ACM学习历程——POJ3468 A Simple Problem with Integers（线段树）

Description

You have N integers, A₁, A₂, ... , A_N. You need to deal with two kinds of operations. One type of operation is to add some given number to each number in a given interval. The other is to ask for the sum of numbers in a given interval.

Input

The first line contains two numbers N and Q. 1 ≤ N,Q ≤ 100000. The second line contains N numbers, the initial values of A₁, A₂, ... , A_N. -1000000000 ≤ A_i ≤ 1000000000. Each of the next Q lines represents an operation. "C a b c" means adding c to each of A_a, A_a+1, ... , A_b. -10000 ≤ c ≤ 10000. "Q a b" means querying the sum of A_a, A_a+1, ... , A_b.

Output

You need to answer all Q commands in order. One answer in a line.

Sample Input

10 5

1 2 3 4 5 6 7 8 9 10

Q 4 4

Q 1 10

Q 2 4

C 3 6 3

Q 2 4

Sample Output

4

55

9

15

Hint

The sums may exceed the range of 32-bit integers.

 

这是对区间所有点增固定值类的线段树。

 

代码：

#include <iostream>

#include <cstdio>

#define LL long long



using namespace std;



int n, q;



//线段树

const int maxn = 100000;

struct node

{

    int lt, rt;

    LL val, add;

}tree[4*maxn];



//建立线段树

void Build(int lt, int rt, int id)

{

    tree[id].lt = lt;

    tree[id].rt = rt;

    tree[id].val = 0;//每段的初值，根据题目要求

    tree[id].add = 0;

    if (lt == rt)

    {

        scanf("%I64d", &tree[id].val);

        //tree[id].add = ??;

        return;

    }

    int mid = (lt + rt) >> 1;

    Build(lt, mid, id << 1);

    Build(mid + 1, rt, id << 1 | 1);

    tree[id].val = tree[id<<1].val + tree[id<<1|1].val;

}



void PushDown(int id, int pls)

{

    tree[id<<1].add += tree[id].add;

    //tree[id<<1].val += (pls-(pls>>1))*tree[id].add;

    tree[id<<1].val += (tree[id<<1].rt-tree[id<<1].lt+1)*tree[id].add;

    tree[id<<1|1].add += tree[id].add;

    //tree[id<<1|1].val += (pls>>1)*tree[id].add;

    tree[id<<1|1].val += (tree[id<<1|1].rt-tree[id<<1|1].lt+1)*tree[id].add;

    tree[id].add = 0;

}



//增加区间内每个点固定的值

void Add(int lt, int rt, int id, int pls)

{

    if (lt <= tree[id].lt && rt >= tree[id].rt)

    {

        tree[id].add += pls;

        tree[id].val += pls * (tree[id].rt-tree[id].lt+1);

        return;

    }

    if (tree[id].add != 0)

    {

        PushDown(id, tree[id].rt-tree[id].lt+1);

    }

    int mid = (tree[id].lt + tree[id].rt) >> 1;

    if (lt <= mid)

        Add(lt, rt, id<<1, pls);

    if (rt > mid)

        Add(lt, rt, id<<1|1, pls);

   tree[id].val = tree[id<<1].val + tree[id<<1|1].val;

}



LL Query(int lt, int rt, int id)

{

    if (lt <= tree[id].lt && rt >= tree[id].rt)

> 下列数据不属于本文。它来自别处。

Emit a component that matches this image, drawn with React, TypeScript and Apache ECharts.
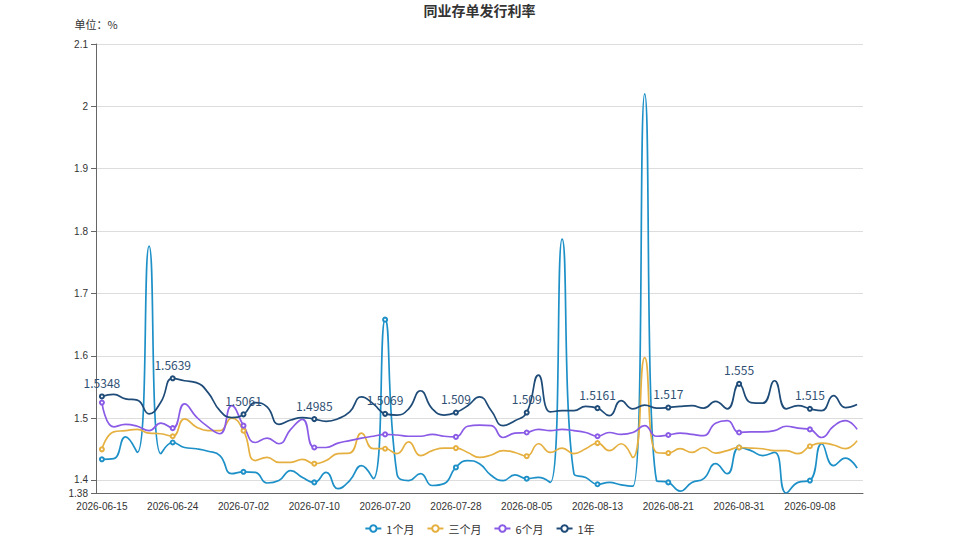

        return tree[id].val;

    if (tree[id].add != 0)

    {

        PushDown(id, tree[id].rt-tree[id].lt+1);

    }

    int mid = (tree[id].lt + tree[id].rt) >> 1;

    LL ans = 0;

    if (lt <= mid)

        ans += Query(lt, rt, id<<1);

    if (rt > mid)

        ans += Query(lt, rt, id<<1|1);

    return ans;



}



int main()

{

    //freopen("in.txt", "r", stdin);

    char op;

    int a, b, k;

    while (scanf("%d%d", &n, &q) != EOF)

    {

        Build(1, n, 1);

        for (int i = 0; i < q; ++i)

        {

            getchar();

            op = getchar();

            getchar();

            scanf("%d%d", &a, &b);

            if (op == 'Q')

                printf("%I64d\n", Query(a, b, 1));

            else

            {

                scanf("%d", &k);

                Add(a, b, 1, k);

            }

        }

    }

    return 0;

}